# [SHORT EXERCISE]
Skip all pictures, then print the remaining material exactly.

** start of DATA SECTION **

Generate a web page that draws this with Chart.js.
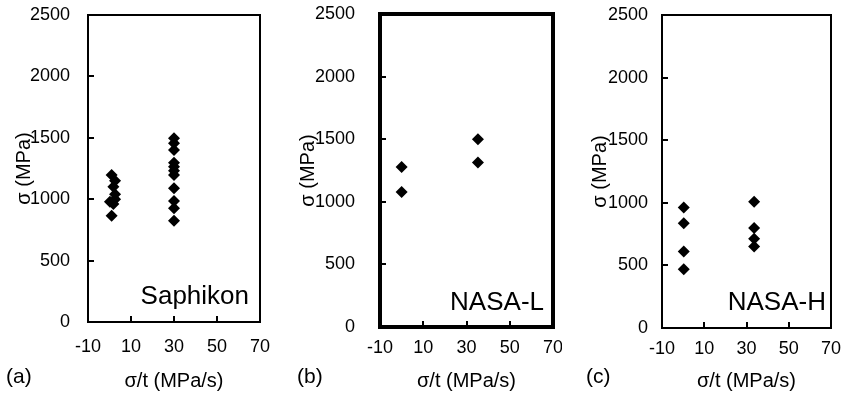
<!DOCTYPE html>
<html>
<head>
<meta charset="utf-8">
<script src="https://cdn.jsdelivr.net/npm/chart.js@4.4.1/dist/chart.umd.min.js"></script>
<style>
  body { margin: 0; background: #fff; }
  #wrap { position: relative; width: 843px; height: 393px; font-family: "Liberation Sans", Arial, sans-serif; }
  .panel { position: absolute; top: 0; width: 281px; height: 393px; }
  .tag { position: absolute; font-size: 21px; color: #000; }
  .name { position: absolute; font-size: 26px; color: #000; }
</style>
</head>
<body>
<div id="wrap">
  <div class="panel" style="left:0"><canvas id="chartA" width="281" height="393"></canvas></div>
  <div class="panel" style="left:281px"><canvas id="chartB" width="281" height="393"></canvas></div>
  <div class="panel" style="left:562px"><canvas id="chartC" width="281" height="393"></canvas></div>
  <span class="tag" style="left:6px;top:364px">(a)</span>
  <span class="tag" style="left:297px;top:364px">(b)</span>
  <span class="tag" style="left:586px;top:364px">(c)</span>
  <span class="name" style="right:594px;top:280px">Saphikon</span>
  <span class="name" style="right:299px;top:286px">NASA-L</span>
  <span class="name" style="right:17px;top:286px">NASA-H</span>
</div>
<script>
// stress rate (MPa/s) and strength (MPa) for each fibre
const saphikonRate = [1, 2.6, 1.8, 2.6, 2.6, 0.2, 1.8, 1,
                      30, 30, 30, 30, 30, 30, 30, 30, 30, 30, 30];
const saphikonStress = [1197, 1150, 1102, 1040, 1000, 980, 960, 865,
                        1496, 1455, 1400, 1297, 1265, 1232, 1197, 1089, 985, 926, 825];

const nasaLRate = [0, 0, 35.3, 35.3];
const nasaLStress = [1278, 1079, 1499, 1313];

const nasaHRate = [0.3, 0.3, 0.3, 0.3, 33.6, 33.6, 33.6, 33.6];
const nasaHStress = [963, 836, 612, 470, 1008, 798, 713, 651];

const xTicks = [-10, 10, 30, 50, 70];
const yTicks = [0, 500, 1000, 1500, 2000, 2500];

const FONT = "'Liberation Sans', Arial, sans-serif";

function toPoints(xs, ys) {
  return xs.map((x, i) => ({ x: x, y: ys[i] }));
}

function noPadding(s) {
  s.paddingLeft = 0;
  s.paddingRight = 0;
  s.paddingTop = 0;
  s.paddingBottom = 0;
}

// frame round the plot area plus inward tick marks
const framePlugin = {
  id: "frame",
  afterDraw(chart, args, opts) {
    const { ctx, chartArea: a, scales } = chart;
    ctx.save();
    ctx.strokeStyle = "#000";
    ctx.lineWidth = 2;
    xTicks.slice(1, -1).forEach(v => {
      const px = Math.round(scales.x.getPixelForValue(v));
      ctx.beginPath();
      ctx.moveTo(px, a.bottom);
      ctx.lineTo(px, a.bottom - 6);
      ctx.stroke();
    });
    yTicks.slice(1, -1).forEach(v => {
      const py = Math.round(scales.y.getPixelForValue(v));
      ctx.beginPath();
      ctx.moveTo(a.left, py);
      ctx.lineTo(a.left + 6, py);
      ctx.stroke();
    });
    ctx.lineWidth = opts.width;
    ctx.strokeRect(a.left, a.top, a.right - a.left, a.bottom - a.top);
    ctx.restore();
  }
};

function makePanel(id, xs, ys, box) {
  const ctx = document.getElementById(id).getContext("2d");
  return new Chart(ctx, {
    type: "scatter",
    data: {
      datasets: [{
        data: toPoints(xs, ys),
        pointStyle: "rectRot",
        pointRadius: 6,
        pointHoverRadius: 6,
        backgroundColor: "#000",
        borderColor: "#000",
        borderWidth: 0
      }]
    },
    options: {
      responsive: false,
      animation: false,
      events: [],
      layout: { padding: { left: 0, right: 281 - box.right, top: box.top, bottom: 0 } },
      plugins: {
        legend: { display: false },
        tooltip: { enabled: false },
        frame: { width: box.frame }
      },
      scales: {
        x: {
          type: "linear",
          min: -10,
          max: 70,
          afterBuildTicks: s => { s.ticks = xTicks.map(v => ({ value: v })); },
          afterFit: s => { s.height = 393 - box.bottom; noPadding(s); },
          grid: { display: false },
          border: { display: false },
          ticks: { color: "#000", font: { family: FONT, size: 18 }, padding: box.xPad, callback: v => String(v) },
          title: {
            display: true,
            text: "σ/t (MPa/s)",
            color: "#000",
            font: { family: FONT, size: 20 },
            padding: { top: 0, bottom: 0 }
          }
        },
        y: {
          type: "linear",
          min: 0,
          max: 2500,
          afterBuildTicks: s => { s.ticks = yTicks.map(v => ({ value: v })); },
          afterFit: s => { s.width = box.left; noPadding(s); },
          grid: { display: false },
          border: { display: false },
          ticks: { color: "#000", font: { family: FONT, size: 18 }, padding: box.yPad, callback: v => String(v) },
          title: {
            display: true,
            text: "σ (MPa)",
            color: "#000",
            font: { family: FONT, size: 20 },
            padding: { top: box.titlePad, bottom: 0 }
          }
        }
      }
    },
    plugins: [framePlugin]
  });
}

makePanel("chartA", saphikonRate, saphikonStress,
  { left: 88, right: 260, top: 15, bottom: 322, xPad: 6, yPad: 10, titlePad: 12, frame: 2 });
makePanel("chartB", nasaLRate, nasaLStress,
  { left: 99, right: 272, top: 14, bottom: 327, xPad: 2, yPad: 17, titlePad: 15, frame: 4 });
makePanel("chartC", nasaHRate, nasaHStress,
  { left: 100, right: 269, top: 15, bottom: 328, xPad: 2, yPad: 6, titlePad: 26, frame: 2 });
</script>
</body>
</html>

** end of DATA SECTION **

# [RESULT BELOW]
Generate a web page that draws this with Chart.js.
<!DOCTYPE html>
<html>
<head>
<meta charset="utf-8">
<script src="https://cdn.jsdelivr.net/npm/chart.js@4.4.1/dist/chart.umd.min.js"></script>
<style>
  body { margin: 0; background: #fff; }
  #wrap { position: relative; width: 843px; height: 393px; font-family: "Liberation Sans", Arial, sans-serif; }
  .panel { position: absolute; top: 0; width: 281px; height: 393px; }
  .tag { position: absolute; font-size: 21px; color: #000; }
  .name { position: absolute; font-size: 26px; color: #000; }
</style>
</head>
<body>
<div id="wrap">
  <div class="panel" style="left:0"><canvas id="chartA" width="281" height="393"></canvas></div>
  <div class="panel" style="left:281px"><canvas id="chartB" width="281" height="393"></canvas></div>
  <div class="panel" style="left:562px"><canvas id="chartC" width="281" height="393"></canvas></div>
  <span class="tag" style="left:6px;top:364px">(a)</span>
  <span class="tag" style="left:297px;top:364px">(b)</span>
  <span class="tag" style="left:586px;top:364px">(c)</span>
  <span class="name" style="right:594px;top:280px">Saphikon</span>
  <span class="name" style="right:299px;top:286px">NASA-L</span>
  <span class="name" style="right:17px;top:286px">NASA-H</span>
</div>
<script>
// stress rate (MPa/s) and strength (MPa) for each fibre
const saphikonRate = [1, 2.6, 1.8, 2.6, 2.6, 0.2, 1.8, 1,
                      30, 30, 30, 30, 30, 30, 30, 30, 30, 30, 30];
const saphikonStress = [1197, 1150, 1102, 1040, 1000, 980, 960, 865,
                        1496, 1455, 1400, 1297, 1265, 1232, 1197, 1089, 985, 926, 825];

const nasaLRate = [0, 0, 35.3, 35.3];
const nasaLStress = [1278, 1079, 1499, 1313];

const nasaHRate = [0.3, 0.3, 0.3, 0.3, 33.6, 33.6, 33.6, 33.6];
const nasaHStress = [963, 836, 612, 470, 1008, 798, 713, 651];

const xTicks = [-10, 10, 30, 50, 70];
const yTicks = [0, 500, 1000, 1500, 2000, 2500];

const FONT = "'Liberation Sans', Arial, sans-serif";

function toPoints(xs, ys) {
  return xs.map((x, i) => ({ x: x, y: ys[i] }));
}

function noPadding(s) {
  s.paddingLeft = 0;
  s.paddingRight = 0;
  s.paddingTop = 0;
  s.paddingBottom = 0;
}

// frame round the plot area plus inward tick marks
const framePlugin = {
  id: "frame",
  afterDraw(chart, args, opts) {
    const { ctx, chartArea: a, scales } = chart;
    ctx.save();
    ctx.strokeStyle = "#000";
    ctx.lineWidth = 2;
    xTicks.slice(1, -1).forEach(v => {
      const px = Math.round(scales.x.getPixelForValue(v));
      ctx.beginPath();
      ctx.moveTo(px, a.bottom);
      ctx.lineTo(px, a.bottom - 6);
      ctx.stroke();
    });
    yTicks.slice(1, -1).forEach(v => {
      const py = Math.round(scales.y.getPixelForValue(v));
      ctx.beginPath();
      ctx.moveTo(a.left, py);
      ctx.lineTo(a.left + 6, py);
      ctx.stroke();
    });
    ctx.lineWidth = opts.width;
    ctx.strokeRect(a.left, a.top, a.right - a.left, a.bottom - a.top);
    ctx.restore();
  }
};

function makePanel(id, xs, ys, box) {
  const ctx = document.getElementById(id).getContext("2d");
  return new Chart(ctx, {
    type: "scatter",
    data: {
      datasets: [{
        data: toPoints(xs, ys),
        pointStyle: "rectRot",
        pointRadius: 6,
        pointHoverRadius: 6,
        backgroundColor: "#000",
        borderColor: "#000",
        borderWidth: 0
      }]
    },
    options: {
      responsive: false,
      animation: false,
      events: [],
      layout: { padding: { left: 0, right: 281 - box.right, top: box.top, bottom: 0 } },
      plugins: {
        legend: { display: false },
        tooltip: { enabled: false },
        frame: { width: box.frame }
      },
      scales: {
        x: {
          type: "linear",
          min: -10,
          max: 70,
          afterBuildTicks: s => { s.ticks = xTicks.map(v => ({ value: v })); },
          afterFit: s => { s.height = 393 - box.bottom; noPadding(s); },
          grid: { display: false },
          border: { display: false },
          ticks: { color: "#000", font: { family: FONT, size: 18 }, padding: box.xPad, callback: v => String(v) },
          title: {
            display: true,
            text: "σ/t (MPa/s)",
            color: "#000",
            font: { family: FONT, size: 20 },
            padding: { top: 0, bottom: 0 }
          }
        },
        y: {
          type: "linear",
          min: 0,
          max: 2500,
          afterBuildTicks: s => { s.ticks = yTicks.map(v => ({ value: v })); },
          afterFit: s => { s.width = box.left; noPadding(s); },
          grid: { display: false },
          border: { display: false },
          ticks: { color: "#000", font: { family: FONT, size: 18 }, padding: box.yPad, callback: v => String(v) },
          title: {
            display: true,
            text: "σ (MPa)",
            color: "#000",
            font: { family: FONT, size: 20 },
            padding: { top: box.titlePad, bottom: 0 }
          }
        }
      }
    },
    plugins: [framePlugin]
  });
}

makePanel("chartA", saphikonRate, saphikonStress,
  { left: 88, right: 260, top: 15, bottom: 322, xPad: 6, yPad: 10, titlePad: 12, frame: 2 });
makePanel("chartB", nasaLRate, nasaLStress,
  { left: 99, right: 272, top: 14, bottom: 327, xPad: 2, yPad: 17, titlePad: 15, frame: 4 });
makePanel("chartC", nasaHRate, nasaHStress,
  { left: 100, right: 269, top: 15, bottom: 328, xPad: 2, yPad: 6, titlePad: 26, frame: 2 });
</script>
</body>
</html>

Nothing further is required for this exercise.